Das Thema „mehr Frauen in Führungspositionen und gleichberechtigte Teilhabe“ ist eines der zentralen Anliegen der Gleichstellungsbeauftragten der Bundesverwaltung, und der Interministerielle Arbeitskreis der Gleichstellungsbeauftragten der obersten Bundesbehörden hat es nun aufgegriffen
Uns ist wichtig, dass spezifische, auch durch Familien- oder Pflegeaufgaben erworbene Erfahrungen und Fähigkeiten besser als bisher anerkannt und berücksichtigt werden, um das große Potential der Mitarbeiterinnen in unseren Bundesbehörden zu nutzen.
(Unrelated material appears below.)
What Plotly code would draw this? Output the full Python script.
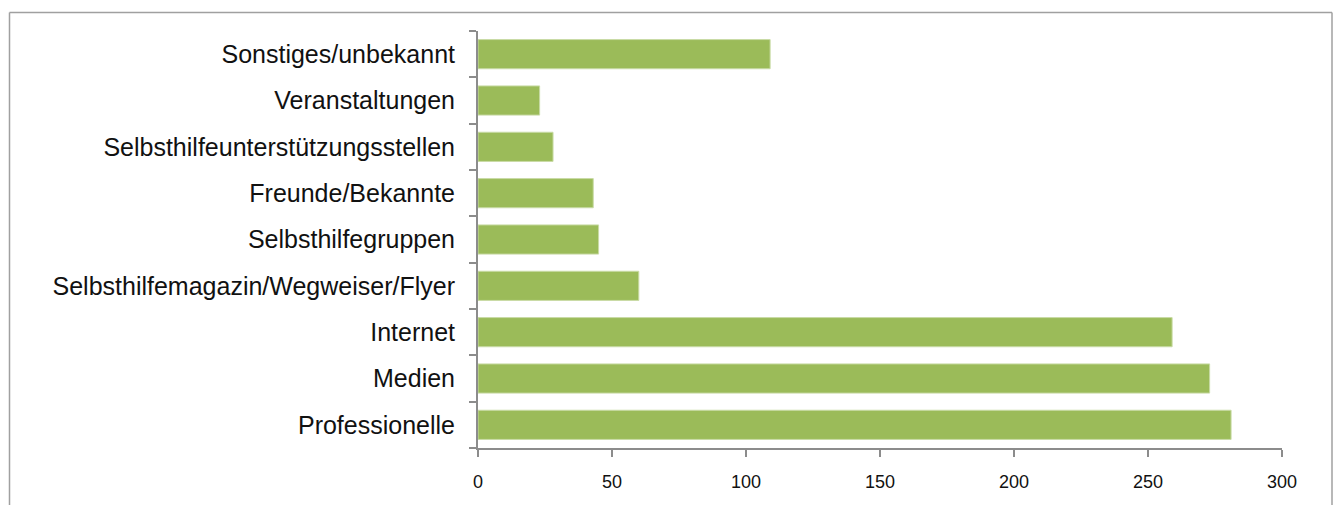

Dabei geht es nicht darum, eine Konkurrenz zwischen den Frauen der verschiedenen Altersklassen „herbeizureden“, aber: Die Zeitspanne von rund 14 oder mehr Jahren Erwerbstätigkeit muss besser genutzt werden, damit auch die „Babyboomer“- Frauengeneration die Chance auf eine Karriere erhalten.
Diese Zeitspanne ist zu lang, um das große Potential brach liegen zu lassen, das sich diese Frauen auch aufgrund von Lebenserfahrung und gerade der Doppel- oder Mehrfachbelastungen erworben haben. Sie sind ein Schatz, der gehoben werden muss!